Чтобы показать умение признавать свои ошибки, Алексей согласился назначить фуражиром Серегу Короткова.
Большею частью командир и комиссар приезжали на батарею вместе. Синьков еще в воротах кричал что-нибудь дневальному или подвернувшемуся красноармейцу, выскакивал из пролетки на ходу и уносился в конюшни, к Коротковым, в помещения, приспособленные под цейхгауз, в прачечную, под которую освободили часть подвала. Его голос доносился из глухих коридоров, легкие его шаги, быстрые и уверенные, заставляли скрипеть доски старых полов. Его всегда сопровождала свита красноармейцев, он вел себя с ними фамильярно и, казалось, дружески, но мало-помалу приобретал вновь командирский тон.

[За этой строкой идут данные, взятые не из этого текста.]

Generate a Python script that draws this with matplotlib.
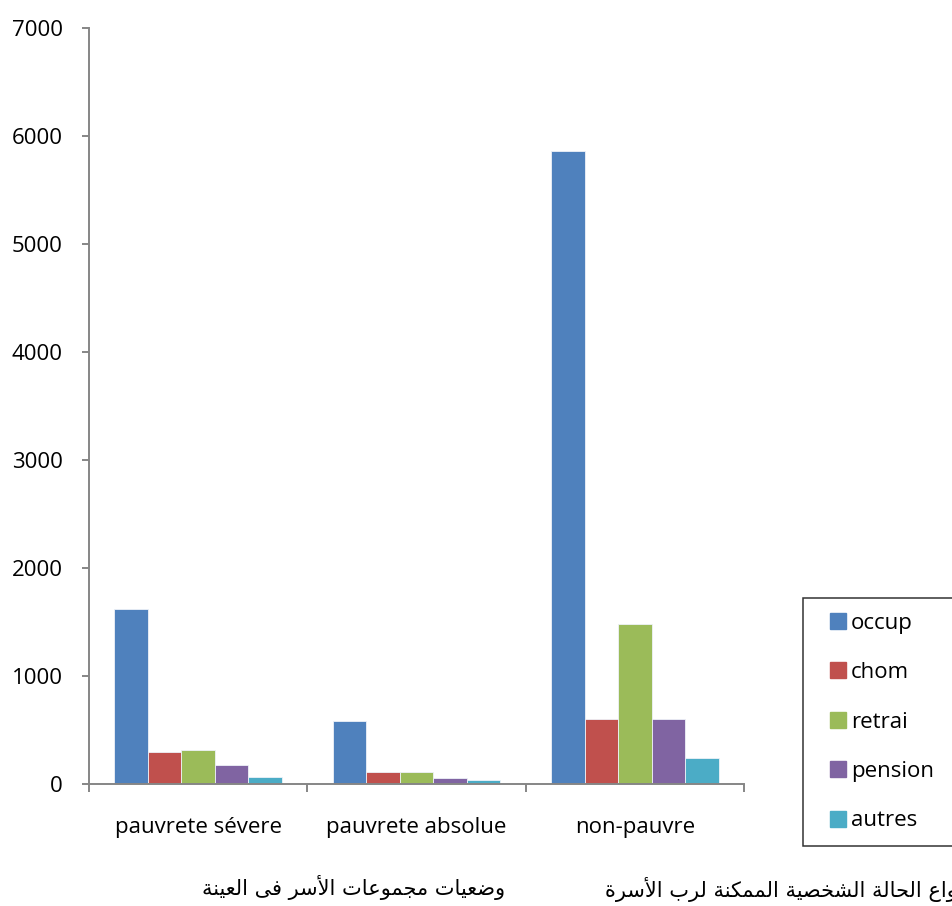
import matplotlib
matplotlib.use("Agg")
import matplotlib.pyplot as plt
from matplotlib.lines import Line2D
import numpy as np

# ---- data -------------------------------------------------------------
categories = ["pauvrete sévere", "pauvrete absolue", "non-pauvre"]
series_names = ["occup", "chom", "retrai", "pension", "autres"]
occup = [1620, 583, 5860]
chom = [293, 111, 599]
retrai = [315, 111, 1480]
pension = [173, 58, 605]
autres = [62, 37, 238]
series_values = [occup, chom, retrai, pension, autres]
colors = ["#4F81BD", "#C0504D", "#9BBB59", "#8064A2", "#4BACC6"]
yticks = [0, 1000, 2000, 3000, 4000, 5000, 6000, 7000]

title_groups = "وضعيات مجموعات الأسر فى العينة"
title_status = "أنواع الحالة الشخصية الممكنة لرب الأسرة"

# ---- minimal Arabic shaping (contextual forms + RTL order) -------------
_FORMS = {
    "ا": (0xFE8D, "R"), "أ": (0xFE83, "R"), "إ": (0xFE87, "R"), "آ": (0xFE81, "R"),
    "ب": (0xFE8F, "D"), "ة": (0xFE93, "R"), "ت": (0xFE95, "D"), "ج": (0xFE9D, "D"),
    "ح": (0xFEA1, "D"), "خ": (0xFEA5, "D"), "ر": (0xFEAD, "R"), "س": (0xFEB1, "D"),
    "ش": (0xFEB5, "D"), "ص": (0xFEB9, "D"), "ض": (0xFEBD, "D"), "ع": (0xFEC9, "D"),
    "ف": (0xFED1, "D"), "ك": (0xFED9, "D"), "ل": (0xFEDD, "D"), "م": (0xFEE1, "D"),
    "ن": (0xFEE5, "D"), "و": (0xFEED, "R"), "ى": (0xFEEF, "R"), "ي": (0xFEF1, "D"),
    "ه": (0xFEE9, "D"),
}
_LAM_ALEF = {"ا": 0xFEFB, "أ": 0xFEF7, "إ": 0xFEF9, "آ": 0xFEF5}


def shape_arabic(text):
    out = []
    i, n = 0, len(text)
    while i < n:
        c = text[i]
        if c not in _FORMS:
            out.append(c)
            i += 1
            continue
        jp = i > 0 and text[i - 1] in _FORMS and _FORMS[text[i - 1]][1] == "D"
        if c == "ل" and i + 1 < n and text[i + 1] in _LAM_ALEF:
            out.append(chr(_LAM_ALEF[text[i + 1]] + (1 if jp else 0)))
            i += 2
            continue
        base, kind = _FORMS[c]
        jn = kind == "D" and i + 1 < n and text[i + 1] in _FORMS
        if jp and jn:
            form = 3
        elif jp:
            form = 1
        elif jn:
            form = 2
        else:
            form = 0
        out.append(chr(base + form))
        i += 1
    return "".join(reversed(out))


# ---- figure -------------------------------------------------------------
W, H = 953, 906
plt.rcParams["font.family"] = ["Open Sans", "DejaVu Sans"]
fig = plt.figure(figsize=(W / 100, H / 100), dpi=100)
fig.patch.set_facecolor("white")

ax_left, ax_right, ax_top, ax_bottom = 89, 744, 28, 784
ax = fig.add_axes([ax_left / W, 1 - ax_bottom / H,
                   (ax_right - ax_left) / W, (ax_bottom - ax_top) / H])

x = np.arange(len(categories))
bar_w = 0.1535
n_series = len(series_names)
handles = []
for k, (name, vals, col) in enumerate(zip(series_names, series_values, colors)):
    offs = (k - (n_series - 1) / 2) * bar_w
    ax.bar(x + offs, vals, width=bar_w, color=col, edgecolor="#eef2f8",
           linewidth=0.6, zorder=2)
    handles.append(Line2D([], [], linestyle="none", marker="s", markersize=11,
                          markerfacecolor=col, markeredgecolor=col, label=name))

ax.set_xlim(-0.5, len(categories) - 0.5)
ax.set_ylim(0, 7000)
ax.set_yticks(yticks)
ax.set_yticklabels([str(v) for v in yticks])

axis_gray = "#868686"
for side in ["top", "right"]:
    ax.spines[side].set_visible(False)
for side in ["left", "bottom"]:
    ax.spines[side].set_color(axis_gray)
    ax.spines[side].set_linewidth(1.4)

ax.tick_params(axis="y", direction="out", length=5, width=1.4, color=axis_gray,
               pad=14, labelsize=16, labelcolor="black")
ax.set_xticks(x)
ax.set_xticklabels(categories)
ax.tick_params(axis="x", which="major", length=0, pad=24, labelsize=16,
               labelcolor="black")
ax.set_xticks(np.arange(-0.5, len(categories), 1.0), minor=True)
ax.tick_params(axis="x", which="minor", direction="out", length=6, width=1.4,
               color=axis_gray)

# legend box on the right, running past the figure edge
leg = fig.legend(handles=handles, loc="upper left",
                 bbox_to_anchor=(803 / W, 0, 0.3, 1 - 598 / H), mode="expand",
                 borderaxespad=0, frameon=True, fancybox=False, fontsize=16,
                 handlelength=1.85, handletextpad=-0.36, borderpad=0.66,
                 labelspacing=1.28)
leg.get_frame().set_edgecolor("black")
leg.get_frame().set_linewidth(1.1)

# Arabic captions under the chart
fig.text(505 / W, 1 - 888 / H, shape_arabic(title_groups), ha="right",
         va="center", fontsize=15, family=["DejaVu Sans"])
fig.text(605 / W, 1 - 888 / H, shape_arabic(title_status), ha="left",
         va="center", fontsize=15, family=["DejaVu Sans"])

fig.savefig("out.png", dpi=100, facecolor="white")
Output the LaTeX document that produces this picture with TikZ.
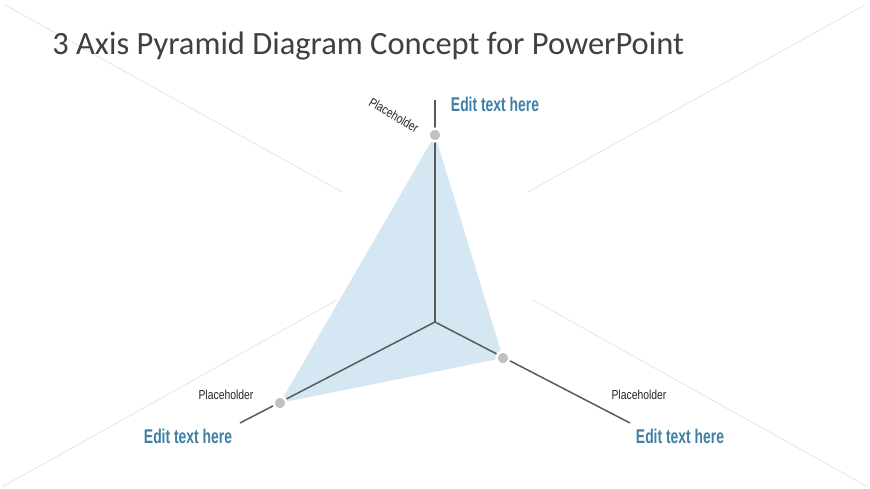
\documentclass[tikz,border=0pt]{standalone}
\usepackage{fontspec}
\setmainfont{Carlito}
\newfontfamily\editfont[FakeStretch=0.70]{Liberation Sans}
\newfontfamily\holdfont[FakeStretch=0.80]{Liberation Sans}
\usepackage{xcolor}
\definecolor{titlegrey}{HTML}{404040}
\definecolor{axisgrey}{HTML}{5A5A5A}
\definecolor{dotgrey}{HTML}{C0C0C4}
\definecolor{pyrblue}{HTML}{D5E7F3}
\definecolor{editblue}{HTML}{3F80A5}
\definecolor{faintgrey}{HTML}{E4E4E4}
\tikzset{%
    title/.style={inner sep=0pt, text=titlegrey, font=\fontsize{18.5}{22}\selectfont},
    axis/.style={draw=axisgrey, line width=0.85pt},
    faint/.style={draw=faintgrey, line width=0.4pt},
    dot/.style={circle, fill=dotgrey, draw=white, line width=1.4pt, inner sep=0pt, minimum size=7.2pt},
    edit/.style={inner sep=0pt, text=editblue, font=\editfont\bfseries\fontsize{11.3}{13}\selectfont},
    hold/.style={inner sep=0pt, text=black!85, font=\holdfont\fontsize{7.4}{8}\selectfont}
}
\begin{document}
\begin{tikzpicture}[x=0.02cm,y=-0.02cm]
\useasboundingbox[fill=white] (0,0) rectangle (870,489);
% background cross
\draw[faint] (5,5) -- (342,192);
\draw[faint] (533,300) -- (868,487);
\draw[faint] (865,5) -- (528,192);
\draw[faint] (337,300) -- (2,487);
\node[title, anchor=base west] (heading) at (52,55) {3 Axis Pyramid Diagram Concept for PowerPoint};
\coordinate (O) at (435,322);
\coordinate (topend) at (435,100);
\coordinate (leftend) at (240,423);
\coordinate (rightend) at (630,423);
\coordinate (a) at (435,135);
\coordinate (b) at (280,403);
\coordinate (c) at (503,358);
\fill[pyrblue] (a) -- (b) -- (c) -- cycle;
\draw[axis] (O) -- (topend);
\draw[axis] (O) -- (leftend);
\draw[axis] (O) -- (rightend);
\node[dot] (topdot) at (a) {};
\node[dot] (leftdot) at (b) {};
\node[dot] (rightdot) at (c) {};
\node[edit] (toplabel) at (495,104) {Edit text here};
\node[edit] (leftlabel) at (188,436) {Edit text here};
\node[edit] (rightlabel) at (680,436) {Edit text here};
\node[hold, rotate=-30] (topph) at (394,115) {Placeholder};
\node[hold] (leftph) at (226,395) {Placeholder};
\node[hold] (rightph) at (639,395) {Placeholder};
\end{tikzpicture}
\end{document}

У него не было постоянного места, комнаты, кабинета, чаще всего он сидел у каптенармусов. Писарь Горев, тупой и неподвижный, одолеваемый застарелой болезнью, ютился около кухни, потому что здесь было тепло. Канцелярия его помещалась в промасленном полотняном портфеле, к которому он приспособил обыкновенный висячий замок. Портфель, в свою очередь, помещался в сундучке вместе с личными вещами писаря. Синьков носил бумаги во всех тринадцати карманах френча и бриджей. Когда он разыскивал какую-нибудь расписку, казалось, он готовится раздеться до белья. Сверчков как-то сказал ему раздражительно, что командиру и комиссару следует иметь кабинет и канцелярию. Кабинет и канцелярия были для Алексея словами из лексикона разрушаемого мира. У Алексея были такие же тринадцать карманов и не меньше подвижности, и он, ничего не сказав Сверчкову, пустился в очередное плаванье по коридорам и проходам бывшей Академии, в которой пахло теперь лошадиным потом и квашеной капустой. Порослев, посетив батарею и не найдя угла, где можно поговорить наедине с военкомом, обозвал все это партизанщиной. Это словечко на время заменило ему все выражения неодобрения. Алексей вспомнил о личной канцелярии и улыбнулся.